There is another problem. Large-scale ammonia co-firing requires levels of ammonia far exceeding current global production capacity. To put it into perspective, Japan imports around 200,000 tons of ammonia annually. This means that demand from a single power plant would exceed the country’s total yearly imports.
Soaring subsidies
To make its strategy work, Japan has allocated approximately $20 billion to a subsidy program to bridge the cost gap between low-carbon hydrogen derivatives, including ammonia, and conventional fuels over 15 years. However, its models suggest the number seriously underestimates the total subsidies required and warn that the reality is that the subsidies could cost the country five to ten times the proposed subsidy, adding up to $200 billion in future subsidies, or about the annual GDP of many mid-sized economies.

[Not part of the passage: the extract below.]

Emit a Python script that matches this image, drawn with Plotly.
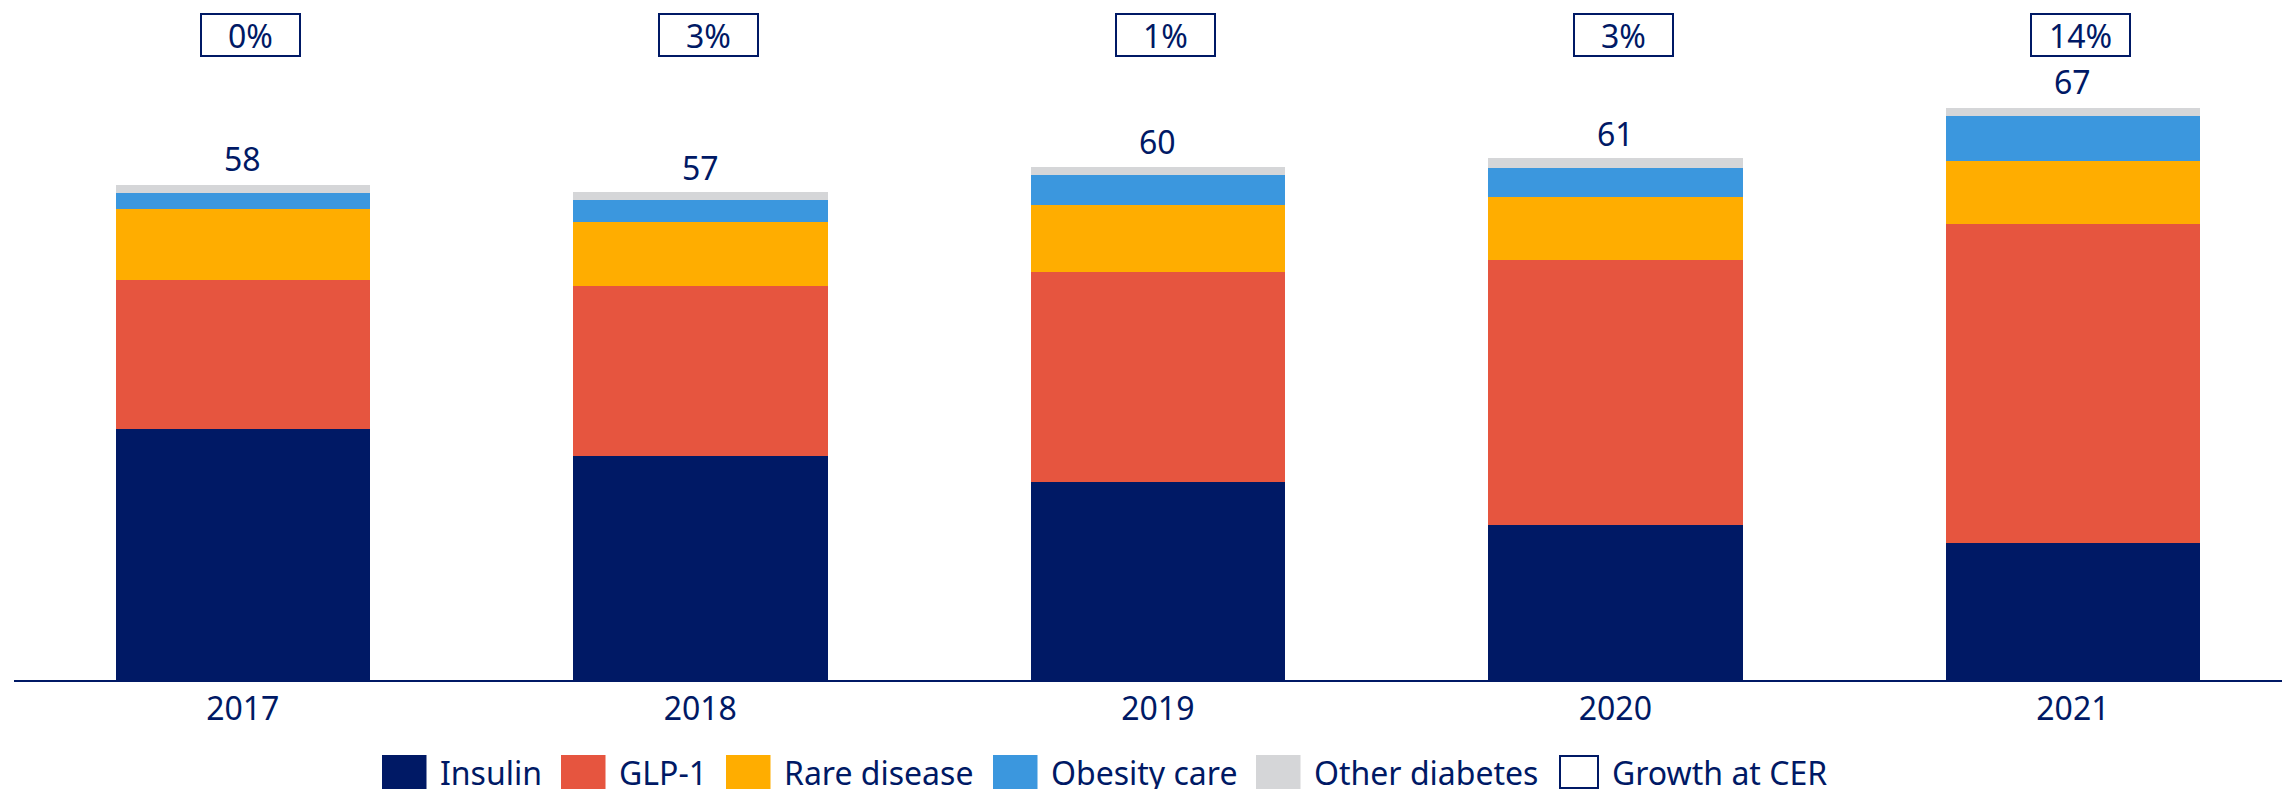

Under current market conditions, coal plants are already operating on slim margins that would disappear if the scheme is implemented. At a 20% co-firing rate of ammonia to coal, production costs would rise to 1.5 times revenues; at 50%, costs would more than double. The economics are unsustainable without massive government intervention, interventions likely to meet political resistance as their magnitude becomes apparent.
Fossil fuel dependency in Japan and beyond
Yet, the Japanese government, with the support of industry players, has strongly pushed ammonia co-firing as a key abatement technology because ammonia does not require significant retrofits in existing coal plants. The strategy is favored by many Japanese utilities to keep their existing plants running with limited capital outlay.
Japan is taking the strategy beyond its borders, promoting the use of ammonia co-firing coal in Southeast Asia.
The long-term economic case for its current approach appears increasingly untenable as renewable energy costs decrease. “The logical course of action,” the ARE report concludes, “is to redirect resources toward scaling alternative electricity sources, strengthening the grid, investing in battery storage, and accelerating the reduction of coal’s share in the electricity mix.”
Japan is taking the strategy beyond its borders, promoting ammonia co-firing in Southeast Asia. According to the consultancy E3G, betting on co-firing risks delaying the deployment of clean, low-cost, domestic, and scalable alternative solutions, like wind and solar, which present far more cost-effective, reliable routes to net-zero emissions in the region. IRENA modeling shows that Southeast Asia has vast renewable resources and that, with significantly upscaled investment and support, a majority renewables-based power system is feasible, and will generate economic opportunities.
No proof of concept
Japan’s commitment is also puzzling given the limited real-world evidence of its viability compared to the proven use of solar or wind at scale. Today, there are no examples of ammonia co-firing plants operating full-time and at scale commercially. Ammonia co-firing remains a nascent technology, with only a 20% ratio trialed so far. The feasibility of achieving more than 50% ammonia co-firing, let alone 100%, is commercially and technically unproven. “Time is short and resources are limited, so steering power generation in the best possible direction is paramount,” notes Cordier.
Japan’s coal crossroads
Japan faces a classic economic choice: continue down a path requiring ever-increasing subsidies with diminishing returns, or redirect investment toward technologies with improving economics and proven scalability. The report suggests that Japan’s commitment to ammonia co-firing increasingly resembles an expensive detour rather than a viable transition strategy and argues that Japan should follow economic principles: investing where returns are highest rather than propping up inherently uncompetitive technologies. Japan also risks the opportunity cost of misallocating finite capital to economically unsustainable technologies, undermining Japan’s broader decarbonization efforts. Cordier says the message is clear for investors and policymakers: follow the economics, not the plan.